Ask an Expert: Reducing the Fear Factor of Natural Disasters

    Ask an Expert: Reducing the Fear Factor of Natural Disasters

    FloodRecent news has been filled with footage of people being evacuated from their homes and waiting in line for water, food and gasoline, all of which become in high demand and short supply when disasters are forecast. While other parts of the nation face hurricanes and tropical storms, Utahns have had their share of fires and flooding in recent months. Watching the news and seeing victims of natural disasters, coupled with not knowing what to expect in the months ahead for our own region, add to a sense of unrest.

    September is National Preparedness Month, and now is a great time to review or start a family preparedness plan to help reduce the fear of things we can’t control. Taking action and being prepared is something we can control.
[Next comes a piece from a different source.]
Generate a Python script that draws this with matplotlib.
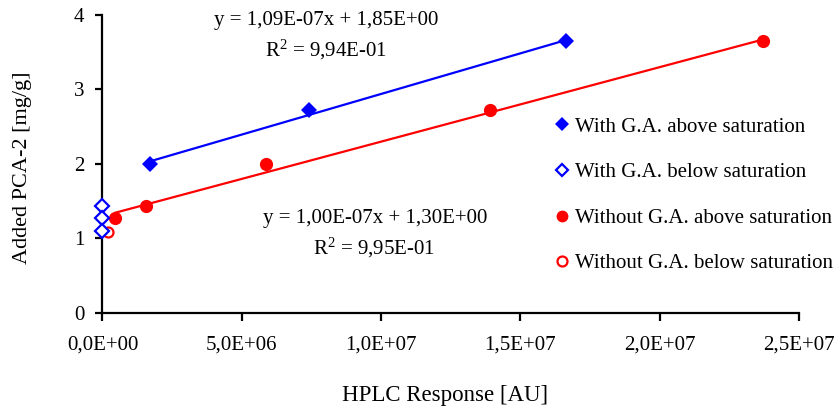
import matplotlib
matplotlib.use("Agg")
import matplotlib.pyplot as plt
from matplotlib.lines import Line2D

plt.rcParams['font.family'] = ['Liberation Serif', 'DejaVu Serif']
plt.rcParams['mathtext.fontset'] = 'custom'
plt.rcParams['mathtext.rm'] = 'Liberation Serif'
plt.rcParams['mathtext.it'] = 'Liberation Serif:italic'

# Data
with_above_x = [1.71e6, 7.40e6, 16.65e6]
with_above_y = [2.00, 2.72, 3.65]
with_below_x = [0.0, 0.0, 0.0]
with_below_y = [1.44, 1.27, 1.10]
without_above_x = [0.46e6, 1.55e6, 5.87e6, 13.9e6, 23.7e6]
without_above_y = [1.27, 1.44, 2.00, 2.72, 3.65]
without_below_x = [0.18e6]
without_below_y = [1.09]

fit_with = (1.09e-07, 1.85)
fit_without = (1.00e-07, 1.30)

x_ticks = [0, 5e6, 1e7, 1.5e7, 2e7, 2.5e7]
x_tick_labels = ["0,0E+00", "5,0E+06", "1,0E+07", "1,5E+07", "2,0E+07", "2,5E+07"]
y_ticks = [0, 1, 2, 3, 4]

labels = ["With G.A. above saturation", "With G.A. below saturation",
          "Without G.A. above saturation", "Without G.A. below saturation"]

BLUE = '#0000FF'
RED = '#FF0000'
FS = 15

fig = plt.figure(figsize=(8.36, 4.12), dpi=100)
ax = fig.add_axes([0.1226, 0.2403, 0.8331, 0.7233])

# trend lines
xs = [min(with_above_x), max(with_above_x)]
ax.plot(xs, [fit_with[0] * v + fit_with[1] for v in xs], color=BLUE, lw=1.6, zorder=2)
xs2 = [min(without_above_x), max(without_above_x)]
ax.plot(xs2, [fit_without[0] * v + fit_without[1] for v in xs2], color=RED, lw=1.6, zorder=2)

ax.plot(with_above_x, with_above_y, 'D', color=BLUE, ms=8.5, mew=0, ls='none', zorder=3, clip_on=False)
ax.plot(with_below_x, with_below_y, 'D', mfc='white', mec=BLUE, ms=6.8, mew=1.6, ls='none', zorder=4, clip_on=False)
ax.plot(without_above_x, without_above_y, 'o', color=RED, ms=9.5, mew=0, ls='none', zorder=3, clip_on=False)
ax.plot(without_below_x, without_below_y, 'o', mfc='white', mec=RED, ms=7.2, mew=1.6, ls='none', zorder=3, clip_on=False)

ax.set_xlim(0, 2.5e7)
ax.set_ylim(0, 4)
ax.set_xticks(x_ticks)
ax.set_xticklabels(x_tick_labels)
ax.set_yticks(y_ticks)
ax.tick_params(axis='both', labelsize=FS, width=1.6, color='black')
ax.tick_params(axis='x', length=6, pad=10)
ax.tick_params(axis='y', length=5, pad=8)
for s in ['top', 'right']:
    ax.spines[s].set_visible(False)
for s in ['left', 'bottom']:
    ax.spines[s].set_linewidth(1.6)

ax.set_xlabel("HPLC Response [AU]", fontsize=16.5)
ax.xaxis.set_label_coords(0.4925, -0.242)
ax.set_ylabel("Added PCA-2 [mg/g]", fontsize=16)
ax.yaxis.set_label_coords(-0.101, 0.488)

# equations
fig.text(326 / 836, 1 - 20 / 412, "y = 1,09E-07x + 1,85E+00", ha='center', va='center', fontsize=FS)
fig.text(326 / 836, 1 - 50 / 412, "R$^2$ = 9,94E-01", ha='center', va='center', fontsize=FS)
fig.text(375 / 836, 1 - 218 / 412, "y = 1,00E-07x + 1,30E+00", ha='center', va='center', fontsize=FS)
fig.text(374 / 836, 1 - 248 / 412, "R$^2$ = 9,95E-01", ha='center', va='center', fontsize=FS)

handles = [
    Line2D([], [], marker='D', color=BLUE, ms=7.5, mew=0, ls='none'),
    Line2D([], [], marker='D', mfc='white', mec=BLUE, ms=6.3, mew=1.6, ls='none'),
    Line2D([], [], marker='o', color=RED, ms=8.5, mew=0, ls='none'),
    Line2D([], [], marker='o', mfc='white', mec=RED, ms=7.2, mew=1.6, ls='none'),
]
fig.legend(handles, labels, loc='upper left', bbox_to_anchor=(556 / 836, 1 - 117 / 412),
           frameon=False, fontsize=FS, handlelength=0.6, handletextpad=0.3,
           labelspacing=1.25, borderpad=0, borderaxespad=0)

fig.savefig("out.png", dpi=100)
    The website: https://www.ready.gov/build-a-kit includes a printable disaster supplies kit guideline with ideas for “unique needs” such as for pets and seniors. Recommendations for the kit include:

    -Water - one gallon per person per day for at least three days for drinking and sanitation
    -Food - at least a three-day supply of non-perishable food
    -Battery-powered or hand crank radio and an NOAA Weather Radio with tone alert
    -Flashlight with extra batteries
    -First aid kit}
    -Whistle to signal for help
    -Dust mask to help filter contaminated air, and plastic sheeting and duct tape to seal off windows and doors if sheltering in place becomes necessary
    -Moist towelettes, garbage bags and plastic ties for personal sanitation
    -Wrench or pliers to turn off utilities
    -Manual can opener
    -Local maps
    -Cell phone with charger and backup battery
    -Cash
    -Prescriptions

     

    Additional items that are important, but add size and weight and will require additional totes or back packs, include pet supplies, changes of clothing and sleeping bags. A complete list is found at the link above.
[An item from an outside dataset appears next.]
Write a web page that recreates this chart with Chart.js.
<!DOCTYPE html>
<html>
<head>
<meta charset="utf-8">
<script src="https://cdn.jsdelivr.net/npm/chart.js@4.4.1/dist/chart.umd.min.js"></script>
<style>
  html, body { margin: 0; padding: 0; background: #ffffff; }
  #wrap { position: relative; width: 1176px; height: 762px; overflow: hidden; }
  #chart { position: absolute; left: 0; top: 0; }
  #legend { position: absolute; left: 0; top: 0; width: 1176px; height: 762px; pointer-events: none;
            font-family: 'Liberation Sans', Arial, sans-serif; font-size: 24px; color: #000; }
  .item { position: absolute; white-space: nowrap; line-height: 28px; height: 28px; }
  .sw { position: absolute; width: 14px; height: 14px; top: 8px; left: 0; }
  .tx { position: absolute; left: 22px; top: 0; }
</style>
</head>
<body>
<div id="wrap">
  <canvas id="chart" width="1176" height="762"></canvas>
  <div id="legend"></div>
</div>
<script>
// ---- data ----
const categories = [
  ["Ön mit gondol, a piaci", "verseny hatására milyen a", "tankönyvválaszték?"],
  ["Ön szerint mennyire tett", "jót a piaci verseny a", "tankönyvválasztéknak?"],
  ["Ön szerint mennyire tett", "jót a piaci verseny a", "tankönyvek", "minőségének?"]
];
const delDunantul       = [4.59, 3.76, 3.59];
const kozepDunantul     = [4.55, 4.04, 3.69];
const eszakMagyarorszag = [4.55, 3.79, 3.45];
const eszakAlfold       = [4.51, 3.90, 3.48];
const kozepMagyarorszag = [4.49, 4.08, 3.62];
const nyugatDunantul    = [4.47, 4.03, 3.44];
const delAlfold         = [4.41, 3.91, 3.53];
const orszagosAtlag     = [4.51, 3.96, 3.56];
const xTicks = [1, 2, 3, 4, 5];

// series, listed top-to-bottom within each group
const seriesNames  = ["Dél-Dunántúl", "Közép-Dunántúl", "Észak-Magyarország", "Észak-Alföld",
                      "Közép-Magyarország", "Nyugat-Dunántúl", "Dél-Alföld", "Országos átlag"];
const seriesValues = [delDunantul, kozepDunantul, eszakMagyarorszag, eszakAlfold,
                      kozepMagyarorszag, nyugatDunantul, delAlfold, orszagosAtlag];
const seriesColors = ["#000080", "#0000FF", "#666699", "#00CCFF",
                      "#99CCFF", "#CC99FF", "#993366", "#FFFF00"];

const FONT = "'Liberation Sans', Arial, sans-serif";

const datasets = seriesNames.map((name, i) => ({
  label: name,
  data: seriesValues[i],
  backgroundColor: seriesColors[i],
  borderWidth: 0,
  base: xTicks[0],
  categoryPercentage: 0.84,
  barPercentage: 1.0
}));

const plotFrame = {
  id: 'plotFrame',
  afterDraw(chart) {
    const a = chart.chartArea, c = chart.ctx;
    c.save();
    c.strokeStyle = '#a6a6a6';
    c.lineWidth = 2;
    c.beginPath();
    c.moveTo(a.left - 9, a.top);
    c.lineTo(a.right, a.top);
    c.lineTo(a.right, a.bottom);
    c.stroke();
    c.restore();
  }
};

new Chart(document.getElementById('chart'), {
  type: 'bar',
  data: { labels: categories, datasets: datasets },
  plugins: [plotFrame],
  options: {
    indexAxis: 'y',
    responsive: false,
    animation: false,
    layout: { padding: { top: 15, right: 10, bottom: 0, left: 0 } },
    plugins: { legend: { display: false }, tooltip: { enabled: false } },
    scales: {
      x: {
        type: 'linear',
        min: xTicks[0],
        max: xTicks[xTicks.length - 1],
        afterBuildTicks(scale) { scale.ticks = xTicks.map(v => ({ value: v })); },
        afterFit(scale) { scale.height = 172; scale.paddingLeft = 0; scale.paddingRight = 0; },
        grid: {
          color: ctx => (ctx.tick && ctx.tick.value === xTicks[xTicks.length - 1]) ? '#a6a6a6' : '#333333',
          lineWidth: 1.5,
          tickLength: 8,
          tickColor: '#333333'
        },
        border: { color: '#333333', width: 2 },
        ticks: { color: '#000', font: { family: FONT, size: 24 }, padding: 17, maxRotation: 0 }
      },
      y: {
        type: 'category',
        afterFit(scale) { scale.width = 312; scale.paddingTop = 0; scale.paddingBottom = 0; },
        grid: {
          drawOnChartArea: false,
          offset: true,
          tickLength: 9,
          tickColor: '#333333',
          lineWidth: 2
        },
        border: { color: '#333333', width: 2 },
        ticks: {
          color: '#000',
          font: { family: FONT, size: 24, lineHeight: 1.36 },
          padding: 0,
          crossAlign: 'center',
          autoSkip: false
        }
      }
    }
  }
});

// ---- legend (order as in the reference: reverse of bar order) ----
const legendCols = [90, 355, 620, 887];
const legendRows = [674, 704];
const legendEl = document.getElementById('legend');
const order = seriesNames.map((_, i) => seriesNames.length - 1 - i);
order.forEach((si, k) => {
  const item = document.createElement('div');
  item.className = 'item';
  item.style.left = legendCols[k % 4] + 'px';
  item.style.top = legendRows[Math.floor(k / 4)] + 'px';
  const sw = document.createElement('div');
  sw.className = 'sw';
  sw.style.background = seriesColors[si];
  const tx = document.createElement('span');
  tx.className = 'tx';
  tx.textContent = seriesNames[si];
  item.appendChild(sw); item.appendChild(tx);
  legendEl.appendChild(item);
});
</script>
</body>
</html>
    Assembling a kit is not a one-time-only task; it requires regular maintenance. You may need to place a re-occurring date on the calendar to update and replenish your kit. Canned and packaged foods will expire, batteries will lose power and you may think of things to add or change to better suit your needs. 

    Finally, the link also describes where to store your kits – namely in three locations:

    Home: Keep the kit in a designated place and have it ready in case you have to leave your home quickly. Make sure all family members know where it is located. Families may also benefit from storing a list in a pocket of the backpack that includes pre-determined additional valuables that can be located and loaded in 5-15 minutes if there is time, space and transportation available.

    Work: Be prepared to shelter at work for at least 24 hours. Your work kit should include food, water, comfortable walking shoes and other necessities like medicines, stored in a “grab and go” case.

    Vehicle: In case you become stranded, keep an emergency kit in your car. It can be similar to your work kit, but you may also want to include some sort of shelter and a source of warmth should you need to leave your car.

    The key to facing potential disasters is preparedness. The suggestions for supplies are important and can reduce the fear of being hungry, cold or even injured. However, also take courage in the power of the human spirit. Heroes are born from ordinary people who accomplish extraordinary things in the face of challenges. The human race, of which we are all a part, is, and will continue to be, amazing.